EU directive may make it harder for PM to rein in the right
Hawkish cabinet members say move to discourage projects over the Green Line demonstrates futility of Israeli efforts to resume peace talks
Haviv Rettig Gur is The Times of Israel's senior analyst.
In the wake of new European Union rules conditioning cooperation with Israel on Israel’s acknowledgement that it does not have rights to any lands it holds beyond the Green Line, Prime Minister Benjamin Netanyahu may find it more difficult to keep the most right-wing elements of his coalition committed to the government’s pursuit of the negotiations track.
The EU decision’s impact on the right and on the Palestinians has senior government officials worried. In a meeting Wednesday with EU peace envoy Andreas Reinicke, Justice Minister Tzipi Livni, who is responsible for coordinating the government’s negotiations efforts with the Palestinians, urged the EU to freeze the directive.
“Under the current circumstances, when we are in the middle of contacts to reopen negotiations, it’s important that the Europeans allow Israel and the Palestinians to set their borders in negotiations rather than to establish them in unilateral decision from the [European] Union,” Livni told Reinicke. Refraining from the move would help jumpstart negotiations, rather than stall them, she added.
“My own view is that the negotiations are pointless,” Economy and Trade Minister Naftali Bennett (Jewish Home) told The Times of Israel. “But I’m a member of a government, and have committed to not do anything that will harm the negotiations. I’ve upheld that commitment.”
Now it was the Europeans who are torpedoing those talks, Bennett said. “The Palestinians are saying, why should I go to negotiations,” since their refusal to do so will effectively ratchet up pressure on Israel.
“The EU is taking a unilateral step on Israel,” Bennett added. “If it goes down the unilateral path, it will be completely disconnected from the process. It has removed itself from the process.”
“Until today, on the right flank of the coalition and cabinet, there was a willingness to take the path [offered by US Secretary of State John Kerry] to enable the prime minister to make goodwill concessions toward the Palestinians,” noted Deputy Foreign Minister Ze’ev Elkin (Likud). “The argument was that we need to take these measures to make sure international pressure wouldn’t come down on us,” but rather would be on the Palestinians to reenter peace talks.
“If there will be this sort of pressure on us regardless, and the Europeans are going to go down this road that they’ve chosen, there’s no reason for us to offer any concessions to the Palestinians,” he said.
Some ministers, including Elkin and Housing Minister Uri Ariel, suggested the European Union did not clearly understand what it was doing, and that the new directive could cause cause accidental damage to negotiations.
“They just don’t know the material,” charged Ariel.
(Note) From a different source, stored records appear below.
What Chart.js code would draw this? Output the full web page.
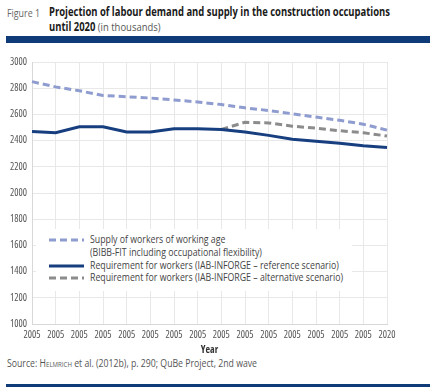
<!DOCTYPE html>
<html>
<head>
<meta charset="utf-8">
<script src="https://cdn.jsdelivr.net/npm/chart.js@4"></script>
<style>
body { margin: 0; width: 430px; height: 392px; background: #fff; font-family: "Open Sans", sans-serif; position: relative; overflow: hidden; }
.fit { display: inline-block; white-space: nowrap; transform-origin: 0 0; }
.fig { position: absolute; left: 7px; top: 5px; font-size: 11px; line-height: 15px; color: #666; }
.title { position: absolute; left: 49px; top: 4px; font-size: 11.5px; line-height: 15px; color: #1a1a1a; }
.title span.unit { color: #555; }
.bar-top { position: absolute; left: 6px; right: 0; top: 36px; height: 7px; background: #0f3c78; }
.bar-bottom { position: absolute; left: 6px; right: 0; top: 384px; height: 3px; background: #0f3c78; }
.wrap { position: absolute; left: 0; top: 50px; width: 430px; height: 306px; }
.source { position: absolute; left: 7px; top: 356px; font-size: 10px; color: #555; }
.source .sc { font-variant: small-caps; }
.legend { position: absolute; left: 36px; top: 229px; width: 316px; height: 62px; background: #fff; font-size: 10px; color: #444; line-height: 12.8px; }
.legend .inner { padding-top: 4px; }
.legend .row { position: relative; padding-left: 54px; }
.legend svg { position: absolute; left: 13px; top: 5px; }
</style>
</head>
<body>
<div class="fig"><span class="fit" id="figLabel">Figure 1</span></div>
<div class="title"><span class="fit" id="titleText"><b>Projection of labour demand and supply in the construction occupations<br>until 2020</b> <span class="unit">(in thousands)</span></span></div>
<div class="bar-top"></div>
<div class="wrap"><canvas id="chart"></canvas></div>
<div class="legend"><div class="inner" id="legend"></div></div>
<div class="source"><span class="fit" id="sourceText">Source: <span class="sc">Helmrich</span> et al. (2012b), p. 290; QuBe Project, 2nd wave</span></div>
<div class="bar-bottom"></div>
<script>
// years as printed on the original axis
const years = ['2005', '2005', '2005', '2005', '2005', '2005', '2005', '2005',
    '2005', '2005', '2005', '2005', '2005', '2005', '2005', '2020'];

const supply = [2850, 2810, 2780, 2745, 2735, 2725, 2710, 2695,
    2675, 2650, 2630, 2605, 2580, 2555, 2525, 2480];
const requirementRef = [2470, 2460, 2505, 2505, 2465, 2465, 2490, 2490,
    2485, 2465, 2440, 2410, 2395, 2380, 2360, 2348];
const requirementAlt = [null, null, null, null, null, null, null, null,
    2485, 2540, 2535, 2510, 2495, 2475, 2460, 2435];

const yTicks = { min: 1000, max: 3000, step: 200 };

const seriesLabels = [
    ['Supply of workers of working age', '(BIBB-FIT including occupational flexibility)'],
    ['Requirement for workers (IAB-INFORGE \u2013 reference scenario)'],
    ['Requirement for workers (IAB-INFORGE \u2013 alternative scenario)']
];

const tickFont = { family: '"Open Sans", sans-serif', size: 10 };

const datasets = [
    { data: supply, borderColor: '#8f9ccf', borderDash: [7, 4] },
    { data: requirementRef, borderColor: '#173f80', borderDash: [] },
    { data: requirementAlt, borderColor: '#8c8c8c', borderDash: [7, 4] }
].map((d, i) => ({
    label: seriesLabels[i].join(' '),
    data: d.data,
    borderColor: d.borderColor,
    borderDash: d.borderDash,
    borderWidth: 3,
    pointRadius: 0,
    tension: 0,
    fill: false,
    spanGaps: false
}));

// legend built from the datasets
const legend = document.getElementById('legend');
datasets.forEach((ds, i) => {
    const row = document.createElement('div');
    row.className = 'row';
    const dash = ds.borderDash.length ? ds.borderDash.join(' ') : 'none';
    row.innerHTML = `<svg width="35" height="4"><line x1="0" y1="2" x2="35" y2="2" stroke="${ds.borderColor}" stroke-width="3" stroke-dasharray="${dash}"/></svg>` +
        `<span class="fit lt">${seriesLabels[i].join('<br>')}</span>`;
    legend.appendChild(row);
});

// the original uses a narrow face, squeeze the html text to its widths
const squeeze = () => {
    const fitTo = (el, target) => {
        el.style.transform = '';
        el.style.transform = `scaleX(${target / el.getBoundingClientRect().width})`;
    };
    fitTo(document.getElementById('figLabel'), 33);
    fitTo(document.getElementById('titleText'), 341);
    fitTo(document.getElementById('sourceText'), 250);
    const spans = document.querySelectorAll('.lt');
    spans.forEach(s => { s.style.transform = ''; });
    const k = 253 / spans[2].getBoundingClientRect().width;
    spans.forEach(s => { s.style.transform = `scaleX(${k})`; });
};
squeeze();
document.fonts.ready.then(squeeze);

// narrow tick text: keep a condensed stretch every time chart.js sets the font
const ctx = document.getElementById('chart').getContext('2d');
const fontProp = Object.getOwnPropertyDescriptor(CanvasRenderingContext2D.prototype, 'font');
Object.defineProperty(ctx, 'font', {
    get() { return fontProp.get.call(this); },
    set(v) { fontProp.set.call(this, v); if ('fontStretch' in this) this.fontStretch = 'condensed'; }
});

new Chart(ctx, {
    type: 'line',
    data: { labels: years, datasets: datasets },
    options: {
        responsive: true,
        maintainAspectRatio: false,
        animation: false,
        layout: { padding: { top: 12, right: 43, left: 0, bottom: 0 } },
        plugins: { legend: { display: false }, tooltip: { enabled: false } },
        scales: {
            x: {
                grid: { color: '#e8e8e8', drawTicks: false },
                border: { color: '#d8d8d8' },
                ticks: {
                    autoSkip: false, maxRotation: 0, minRotation: 0,
                    color: '#555', padding: 5,
                    font: tickFont
                },
                title: {
                    display: true, text: 'Year', color: '#333', padding: { top: 0, bottom: 0 },
                    font: Object.assign({}, tickFont, { weight: 'bold' })
                },
                afterFit: (scale) => { scale.height = 32; }
            },
            y: {
                min: yTicks.min,
                max: yTicks.max,
                grid: { color: '#e8e8e8', drawTicks: false },
                border: { color: '#d8d8d8' },
                ticks: {
                    stepSize: yTicks.step,
                    color: '#555', padding: 5,
                    font: tickFont,
                    callback: (v) => String(v)
                },
                afterFit: (scale) => { scale.width = 32; }
            }
        }
    }
});
</script>
</body>
</html>
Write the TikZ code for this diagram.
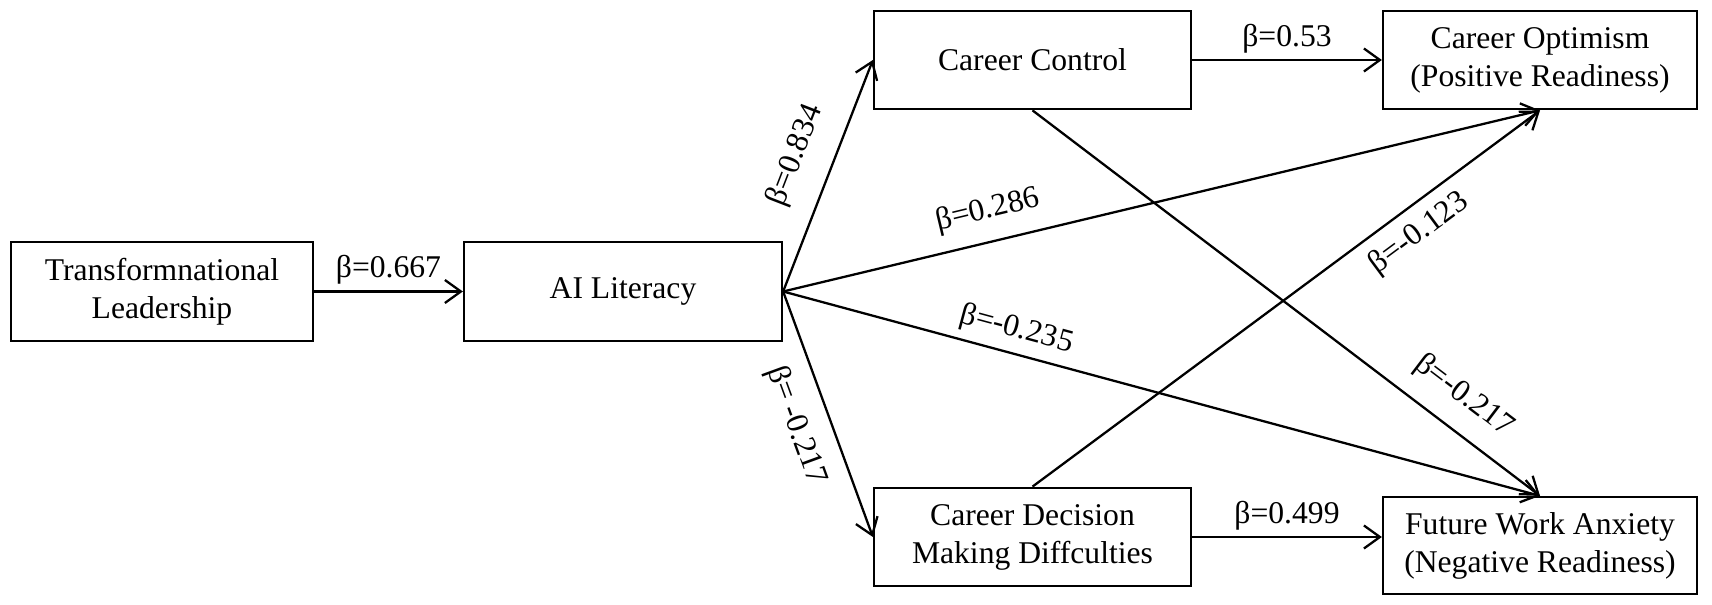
\documentclass[tikz,border=0pt]{standalone}
\usepackage{fontspec}
\setmainfont{Liberation Serif}
\usetikzlibrary{arrows.meta}
\begin{document}
\begin{tikzpicture}[
    font=\fontsize{18}{21.6}\selectfont,
    box/.style={draw, line width=1.3pt, align=center, minimum height=1.97cm},
    link/.style={line width=1.3pt, -{Straight Barb[length=3.2mm,width=4.6mm,line width=1.3pt]}},
    coef/.style={}]
  \useasboundingbox (0,0) rectangle (34.24,12.1);
  % left boxes
  \node[box, minimum width=6.04cm] (lead) at (3.24,6.27) {Transformnational\\Leadership};
  \node[box, minimum width=6.36cm] (ail) at (12.46,6.27) {AI Literacy};
  % mediators
  \node[box, minimum width=6.34cm] (ctrl) at (20.65,10.9) {Career Control};
  \node[box, minimum width=6.34cm] (cdmd) at (20.65,1.36) {Career Decision\\Making Diffculties};
  % outcomes
  \node[box, minimum width=6.28cm] (opt) at (30.8,10.9) {Career Optimism\\(Positive Readiness)};
  \node[box, minimum width=6.28cm, minimum height=1.94cm] (anx) at (30.8,1.19) {Future Work Anxiety\\(Negative Readiness)};
  % straight paths
  \draw[link] (lead) -- node[coef, midway, above] {β=0.667} (ail);
  \draw[link] (ctrl) -- node[coef, midway, above] {β=0.53} (opt);
  \draw[link] (cdmd.east) -- node[coef, midway, above] {β=0.499} (cdmd.east -| anx.west);
  % paths out of AI literacy
  \draw[link] (ail.east) -- node[coef, pos=0.53, sloped, above=0.32cm] {β=0.834} (ctrl.west);
  \draw[link] (ail.east) -- node[coef, pos=0.5, sloped, below=0.25cm] {β= -0.217} (cdmd.west);
  \draw[link] (ail.east) -- node[coef, pos=0.28, sloped, above=0.19cm] {β=0.286} (opt.south);
  \draw[link] (ail.east) -- node[coef, pos=0.3, sloped, above=0.05cm] {β=-0.235} (anx.north);
  % crossing paths
  \draw[link] (cdmd.north) -- node[coef, pos=0.73, sloped, below=0.11cm] {β=-0.123} (opt.south);
  \draw[link] (ctrl.south) -- node[coef, pos=0.81, sloped, above=0.24cm] {β=-0.217} (anx.north);
\end{tikzpicture}
\end{document}
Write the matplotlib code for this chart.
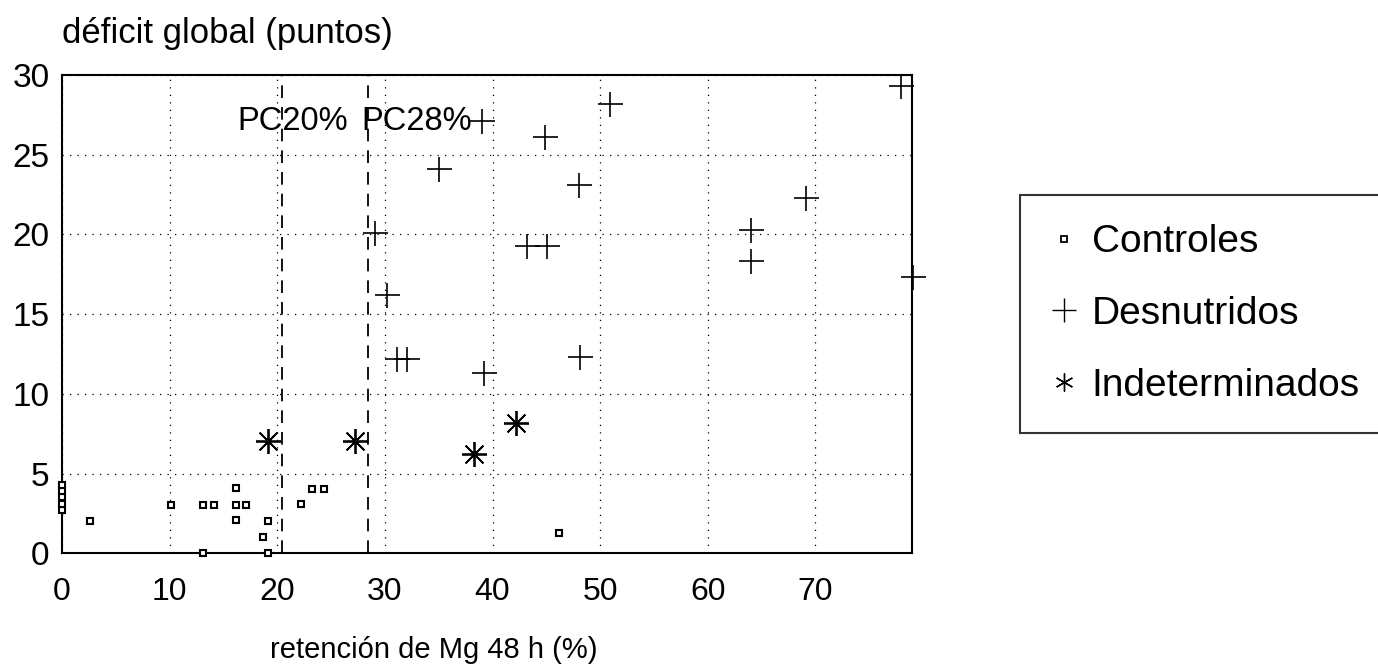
import matplotlib.pyplot as plt
from matplotlib.lines import Line2D

plt.rcParams['font.family'] = ['Liberation Sans', 'DejaVu Sans']

# controles (small squares)
ctrl_x = [0, 0, 0, 0, 0, 2.6, 10.1, 13.1, 14.1, 16.2, 16.2, 17.1, 16.2, 19.1, 18.7,
          13.1, 19.1, 22.2, 23.2, 24.3, 46.2]
ctrl_y = [2.7, 3.1, 3.5, 3.9, 4.3, 2.0, 3.0, 3.0, 3.0, 4.1, 3.0, 3.0, 2.1, 2.0, 1.05,
          0.0, 0.0, 3.1, 4.0, 4.0, 1.3]

# desnutridos (+)
desn_x = [39.0, 44.9, 35.0, 48.0, 29.1, 43.2, 45.1, 50.9, 78.0, 69.1, 64.0, 64.0, 79.1,
          30.2, 31.1, 32.1, 39.2, 48.1]
desn_y = [27.1, 26.1, 24.1, 23.1, 20.1, 19.3, 19.3, 28.2, 29.3, 22.3, 20.3, 18.3, 17.3,
          16.2, 12.2, 12.2, 11.3, 12.3]

# indeterminados (asterisk)
ind_x = [19.1, 27.2, 38.3, 42.2]
ind_y = [7.05, 7.05, 6.25, 8.2]

# cut-off lines
pc_x = [20.4, 28.4]
pc_labels = ['PC20%', 'PC28%']
pc_label_x = [16.3, 27.8]

xticks = [0, 10, 20, 30, 40, 50, 60, 70]
yticks = [0, 5, 10, 15, 20, 25, 30]

fig = plt.figure(figsize=(13.78, 6.69), dpi=100)
ax = fig.add_axes([0.045, 0.173, 0.617, 0.715])

ax.set_xlim(0, 79)
ax.set_ylim(0, 30)
ax.set_xticks(xticks)
ax.set_yticks(yticks)
ax.tick_params(axis='both', length=0)
ax.tick_params(axis='x', pad=17, labelsize=23)
ax.tick_params(axis='y', pad=9, labelsize=24)
ax.grid(True, color='black', linestyle=(0, (1, 5)), linewidth=0.9)
for s in ax.spines.values():
    s.set_linewidth(1.5)

for xv in pc_x:
    ax.axvline(xv, color='black', linestyle=(0, (7, 5)), linewidth=1.3, zorder=2)
for lx, lab in zip(pc_label_x, pc_labels):
    ax.text(lx, 27.1, lab, fontsize=23.5, ha='left', va='center', zorder=3)

ax.plot(ctrl_x, ctrl_y, linestyle='none', marker='s', markersize=4.5,
        markerfacecolor='white', markeredgecolor='black', markeredgewidth=1.5,
        clip_on=False, zorder=4)
ax.plot(desn_x, desn_y, linestyle='none', marker='+', markersize=18,
        color='black', markeredgewidth=1.2, clip_on=False, zorder=4)
ax.plot(ind_x, ind_y, linestyle='none', marker=(8, 2, 0), markersize=18,
        color='black', markeredgewidth=1.3, zorder=4)

fig.text(0.045, 0.950, 'déficit global (puntos)', fontsize=25, ha='left', va='center')
fig.text(0.315, 0.028, 'retención de Mg 48 h (%)', fontsize=21, ha='center', va='center')

handles = [
    Line2D([], [], linestyle='none', marker='s', markersize=4.5, markerfacecolor='white',
           markeredgecolor='black', markeredgewidth=1.3),
    Line2D([], [], linestyle='none', marker='+', markersize=17, color='black',
           markeredgewidth=1.0),
    Line2D([], [], linestyle='none', marker=(6, 2, 0), markersize=13, color='black',
           markeredgewidth=1.0),
]
leg = fig.legend(handles, ['Controles', 'Desnutridos', 'Indeterminados'],
                 loc='upper left', bbox_to_anchor=(0.740, 0.30, 0.32, 0.4085),
                 mode='expand', fontsize=28, frameon=True, fancybox=False,
                 handlelength=0.8, handletextpad=0.3, labelspacing=0.92,
                 borderpad=0.75, borderaxespad=0)
leg.get_frame().set_edgecolor('black')
leg.get_frame().set_linewidth(1.5)

fig.savefig('out.png', dpi=100)
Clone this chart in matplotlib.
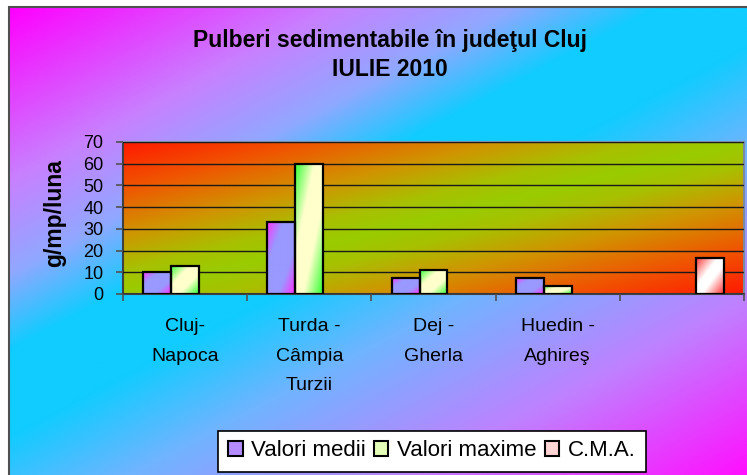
import numpy as np
import matplotlib.pyplot as plt
from matplotlib.colors import LinearSegmentedColormap
from matplotlib.patches import Patch, Rectangle

plt.rcParams['font.family'] = ['Liberation Sans', 'DejaVu Sans']

categories = ['Cluj-\nNapoca', 'Turda -\nCâmpia\nTurzii', 'Dej -\nGherla',
              'Huedin -\nAghireş', '']
medii = [10.2, 33.3, 7.5, 7.5, np.nan]
maxime = [12.9, 60.0, 11.2, 3.8, np.nan]
cma = [np.nan, np.nan, np.nan, np.nan, 16.8]
series_names = ['Valori medii', 'Valori maxime', 'C.M.A.']


def diag(n=200, wv=1.0):
    u = np.linspace(0, 1, n)
    return (u[None, :] + wv * u[:, None]) / (1 + wv)


bg_cmap = LinearSegmentedColormap.from_list('bg', [
    (0, '#ff00ff'), (0.2, '#c880ff'), (0.31, '#90a8ff'), (0.4, '#10ccff'),
    (0.5, '#10ccff'), (0.62, '#70b4ff'), (0.8, '#c080ff'), (1, '#ff10ff')])
plot_cmap = LinearSegmentedColormap.from_list('pl', [
    (0, '#ff1a00'), (0.15, '#f05500'), (0.3, '#d09400'), (0.42, '#a8c000'),
    (0.5, '#99cc00'), (0.58, '#a8c000'), (0.7, '#d09400'), (0.85, '#f05500'),
    (1, '#ff1a00')])
bar_cmaps = [
    LinearSegmentedColormap.from_list('m', [(0, '#ff33ff'), (0.3, '#9999ff'),
                                            (0.7, '#9999ff'), (1, '#ff33ff')]),
    LinearSegmentedColormap.from_list('x', [(0, '#33ff33'), (0.35, '#ffffcc'),
                                            (0.65, '#ffffcc'), (1, '#33ff33')]),
    LinearSegmentedColormap.from_list('c', [(0, '#ff3333'), (0.4, '#ffffff'),
                                            (0.6, '#ffffff'), (1, '#ff3333')]),
]
legend_colors = ['#b48cff', '#e4ffb8', '#ffd4d4']

W, H = 747, 475
fig = plt.figure(figsize=(W / 100, H / 100), dpi=100)
fig.patch.set_facecolor('white')

# chart area background
bg = fig.add_axes([9 / W, 0, 1 - 9 / W, 1 - 7 / H], zorder=-1)
bg.imshow(diag(300, 1.2), cmap=bg_cmap, aspect='auto', extent=(0, 1, 0, 1))
bg.set_xlim(0, 1)
bg.set_ylim(0, 1)
bg.axis('off')
fig.patches.append(Rectangle((9 / W, -0.01), 1, 1 - 7 / H + 0.01,
                             transform=fig.transFigure, fill=False,
                             edgecolor='#505050', lw=1.5))

ax = fig.add_axes([123 / W, 1 - 294 / H, 621 / W, 152 / H])
ax.imshow(diag(), cmap=plot_cmap, aspect='auto', extent=(0, 1, 0, 1),
          transform=ax.transAxes, zorder=0)

x = np.arange(len(categories)) + 0.5
width = 0.225
for k, vals in enumerate([medii, maxime, cma]):
    vals = np.array(vals)
    ok = ~np.isnan(vals)
    bars = ax.bar(x[ok] + (k - 1) * width, vals[ok], width, facecolor='none',
                  edgecolor='black', linewidth=1.6, zorder=4)
    for b in bars:
        ax.imshow(diag(60), cmap=bar_cmaps[k], aspect='auto', zorder=3,
                  extent=(b.get_x(), b.get_x() + b.get_width(), 0, b.get_height()))

ax.set_xlim(0, len(categories))
ax.set_ylim(0, 70)
ax.set_yticks(range(0, 71, 10))
ax.grid(axis='y', color='#1a1a1a', lw=1, zorder=1)
ax.set_axisbelow(False)
ax.set_xticks(range(len(categories) + 1))
ax.set_xticklabels([])
ax.set_xticks(x, minor=True)
ax.set_xticklabels(categories, minor=True, fontsize=14, linespacing=1.95)
ax.tick_params(axis='x', which='minor', length=0, pad=17.5)
ax.tick_params(axis='x', which='major', length=5, color='#505050', width=1.2)
ax.tick_params(axis='y', length=5, color='#505050', width=1.2, pad=9,
               labelsize=13)
for s in ['top', 'right']:
    ax.spines[s].set_color('#7a8aa0')
    ax.spines[s].set_linewidth(1.5)
for s in ['left', 'bottom']:
    ax.spines[s].set_color('#404040')
    ax.spines[s].set_linewidth(1.5)
ax.set_ylabel('g/mp/luna', fontsize=16.5, fontweight='bold')
ax.yaxis.set_label_coords(-0.092, 0.53)

fig.text(389.5 / W, 1 - 55 / H, 'Pulberi sedimentabile în judeţul Cluj\nIULIE 2010',
         ha='center', va='center', fontsize=16.5, fontweight='bold',
         linespacing=1.3)

handles = [Patch(facecolor=c, edgecolor='black', lw=1.5) for c in legend_colors]
leg = fig.legend(handles, series_names, loc='center', ncol=3, fontsize=16,
                 bbox_to_anchor=(432 / W, 1 - 451 / H), bbox_transform=fig.transFigure,
                 frameon=True, fancybox=False, framealpha=1, edgecolor='black',
                 handlelength=0.65, handleheight=0.65, handletextpad=0.4,
                 columnspacing=0.35, borderpad=0.45)
leg.get_frame().set_linewidth(1.2)

fig.savefig('out.png', dpi=100)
Standing in the David’s Citadel fortress in Jerusalem’s Old City Wednesday night before a speech to the Maccabiah sports competition gala event, he pointed to the surrounding medieval walls and noted, “for the Europeans, the problem is here, right here,” and not merely in far-flung settlements in the West Bank.
“It’s inconceivable that the same people who can’t define Hezbollah as a terror group — that even after we say we’re ready for negotiations, they drop this bombshell,” Ariel added.
“We’re talking to the Europeans in an attempt to tell them this is a very, very dramatic change in the rules of the game,” Elkin said. “The Europeans can decide where to put their money. That’s their right. But now the Europeans are going to do something they haven’t done before: They’re trying to tell us where Israeli money will go. But the State of Israel can’t be told where to put its money.”
That’s no mere political rhetoric, he said. “It can’t do it from a legal perspective. [The State of Israel] can’t tell the Hebrew University, which is in sovereign Israeli territory, that it can’t apply for a joint grant while Tel Aviv University can. That’s a completely impossible situation.”
Reached for comment on the concerns, an EU official in Israel reiterated the EU’s attempts in recent days to calm the political firestorm that the decision has caused in Israel.
“This has been the situation for years,” the official said. “I’m always surprised at how surprised Israelis are to discover that the international community does not recognize Jerusalem as Israel’s capital.”
Was there concern that the timing of the decision could push the Israeli right and the Palestinians further from the negotiating table?
“You’ll have to speak to the Palestinians about how they see the decision. And you’ll have to speak to Israel about how it sees the decision.”
According to Elkin, the most immediate, and probably most dramatic fallout from the decision could be Israel’s participation in the €80 billion Horizon 2020 research program, to which Israel is set to contribute some €600 million over the coming six years.
“The practical significance of what’s happening is that the Europeans are telling us there won’t be cooperation in research and development,” he said.